16. A manufacturing method of a light emitting apparatus, the method comprising:

preparing a polygonal substrate on which a light emitting element array including a plurality of light emitting elements, a pad, and a moisture-resistant ring structure are arranged, the polygonal substrate having first and second sides parallel to a first direction and third and fourth sides parallel to a second direction orthogonal to the first direction, and the moisture-resistant ring structure being arranged on the polygonal substrate so as to surround the light emitting element array and the pad; and

depositing a formation material for a functional layer on the polygonal substrate by using a deposition mask with a protrusion of the deposition mask contacting with a contact permitted area which are located between the first side and a portion of the moisture-resistant ring,

wherein the pad and the protrusion are located on a line in the first direction.

17. The method according to claim 16, wherein a shortest distance between the light emitting element array and the moisture-resistant ring in the second direction is smaller than a distance between the light emitting element array and the moisture-resistant ring on a virtual straight line parallel to the second direction and passing through the light emitting element array and the pad.
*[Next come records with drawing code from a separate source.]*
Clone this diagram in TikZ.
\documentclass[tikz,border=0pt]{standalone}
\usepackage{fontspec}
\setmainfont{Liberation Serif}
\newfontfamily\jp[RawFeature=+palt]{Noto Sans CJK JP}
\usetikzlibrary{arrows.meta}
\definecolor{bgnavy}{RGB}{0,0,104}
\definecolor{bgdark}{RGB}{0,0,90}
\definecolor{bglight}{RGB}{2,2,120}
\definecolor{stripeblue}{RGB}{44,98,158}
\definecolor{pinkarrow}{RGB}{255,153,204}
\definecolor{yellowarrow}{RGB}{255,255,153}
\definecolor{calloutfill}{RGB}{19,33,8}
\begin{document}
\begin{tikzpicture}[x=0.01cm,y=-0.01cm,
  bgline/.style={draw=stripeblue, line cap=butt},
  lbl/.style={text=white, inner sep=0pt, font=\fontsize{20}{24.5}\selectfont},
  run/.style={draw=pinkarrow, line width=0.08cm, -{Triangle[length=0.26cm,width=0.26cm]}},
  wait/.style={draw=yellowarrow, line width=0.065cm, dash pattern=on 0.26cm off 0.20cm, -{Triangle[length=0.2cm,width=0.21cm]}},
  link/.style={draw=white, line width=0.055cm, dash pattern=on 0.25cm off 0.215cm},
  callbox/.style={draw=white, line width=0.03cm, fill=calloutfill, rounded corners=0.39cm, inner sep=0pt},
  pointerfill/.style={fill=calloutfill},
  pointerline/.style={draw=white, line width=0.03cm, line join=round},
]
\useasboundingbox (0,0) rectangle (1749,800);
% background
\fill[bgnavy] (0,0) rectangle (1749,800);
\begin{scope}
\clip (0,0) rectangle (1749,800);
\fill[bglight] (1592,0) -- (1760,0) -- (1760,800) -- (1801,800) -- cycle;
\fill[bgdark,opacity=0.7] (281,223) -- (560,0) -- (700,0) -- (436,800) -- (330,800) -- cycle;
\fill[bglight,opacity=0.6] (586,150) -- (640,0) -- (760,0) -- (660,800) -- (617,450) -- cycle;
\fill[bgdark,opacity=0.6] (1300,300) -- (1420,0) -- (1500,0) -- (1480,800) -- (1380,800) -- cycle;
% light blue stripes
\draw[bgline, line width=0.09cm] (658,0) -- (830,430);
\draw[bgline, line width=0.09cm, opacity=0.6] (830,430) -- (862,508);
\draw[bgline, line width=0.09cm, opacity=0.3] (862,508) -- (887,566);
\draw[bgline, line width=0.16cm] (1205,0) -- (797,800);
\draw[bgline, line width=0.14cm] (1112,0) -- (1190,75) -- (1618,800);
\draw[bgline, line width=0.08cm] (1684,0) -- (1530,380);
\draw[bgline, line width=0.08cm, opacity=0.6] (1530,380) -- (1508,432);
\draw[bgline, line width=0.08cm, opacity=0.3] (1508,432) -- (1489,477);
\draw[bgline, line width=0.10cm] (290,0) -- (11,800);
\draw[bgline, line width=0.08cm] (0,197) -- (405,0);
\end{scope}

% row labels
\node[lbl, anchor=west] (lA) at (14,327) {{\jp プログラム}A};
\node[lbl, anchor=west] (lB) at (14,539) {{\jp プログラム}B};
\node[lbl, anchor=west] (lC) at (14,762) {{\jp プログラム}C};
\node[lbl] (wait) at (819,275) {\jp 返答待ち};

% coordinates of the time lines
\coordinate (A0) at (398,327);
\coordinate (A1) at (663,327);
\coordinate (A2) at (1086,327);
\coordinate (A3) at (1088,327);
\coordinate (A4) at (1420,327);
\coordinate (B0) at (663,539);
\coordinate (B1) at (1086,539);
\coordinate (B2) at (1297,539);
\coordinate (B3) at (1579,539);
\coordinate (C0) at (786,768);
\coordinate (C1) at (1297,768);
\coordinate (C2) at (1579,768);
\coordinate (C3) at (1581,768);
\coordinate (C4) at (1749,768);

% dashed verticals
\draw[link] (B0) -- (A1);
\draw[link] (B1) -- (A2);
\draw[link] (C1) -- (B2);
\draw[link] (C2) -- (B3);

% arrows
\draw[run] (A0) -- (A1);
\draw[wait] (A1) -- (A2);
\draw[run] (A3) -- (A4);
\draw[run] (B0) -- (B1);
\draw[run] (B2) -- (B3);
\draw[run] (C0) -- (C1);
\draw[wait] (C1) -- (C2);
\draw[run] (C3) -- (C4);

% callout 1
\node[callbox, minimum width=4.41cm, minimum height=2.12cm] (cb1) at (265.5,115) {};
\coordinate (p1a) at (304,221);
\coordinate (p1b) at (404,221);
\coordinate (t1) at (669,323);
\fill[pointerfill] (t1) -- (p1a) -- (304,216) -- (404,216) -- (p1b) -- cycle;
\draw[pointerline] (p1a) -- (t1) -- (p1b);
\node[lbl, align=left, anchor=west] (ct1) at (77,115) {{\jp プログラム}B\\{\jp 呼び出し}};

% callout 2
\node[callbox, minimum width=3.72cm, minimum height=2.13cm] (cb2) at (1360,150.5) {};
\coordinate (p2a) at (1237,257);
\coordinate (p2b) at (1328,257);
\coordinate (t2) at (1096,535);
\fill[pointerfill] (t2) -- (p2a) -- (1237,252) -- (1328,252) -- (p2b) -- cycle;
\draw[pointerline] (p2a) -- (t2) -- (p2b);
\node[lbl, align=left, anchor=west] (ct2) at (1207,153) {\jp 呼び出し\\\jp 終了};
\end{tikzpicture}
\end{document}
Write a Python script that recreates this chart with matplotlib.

18. The method according to claim 16, wherein the moisture-resistant ring structure includes a first moisture-resistant ring arranged so as to surround the light emitting element array and the pad and a second moisture-resistant ring arranged so as not to surround the light emitting element array and the pad and so as to be surrounded by the first moisture-resistant ring,

the first moisture-resistant ring includes a portion that defines the distance between the light emitting element array and the moisture-resistant wall on the virtual straight line, and

the second moisture-resistant ring includes a portion that defines the shortest distance between the light emitting element array and the moisture-resistant wall.

19. The method according to claim 16, wherein

a plurality of contact regions including a first contact region are arranged on the polygonal substrate so as to receive signals or potentials for driving the plurality of light emitting elements, and

a portion of the moisture-resistant ring, which defines the shortest distance is arranged between the pad and the first contact region in the first direction.

20. The method according to claim 17, wherein the first moisture-resistant ring is arranged so as to entirely circumferentially surround the light emitting element array.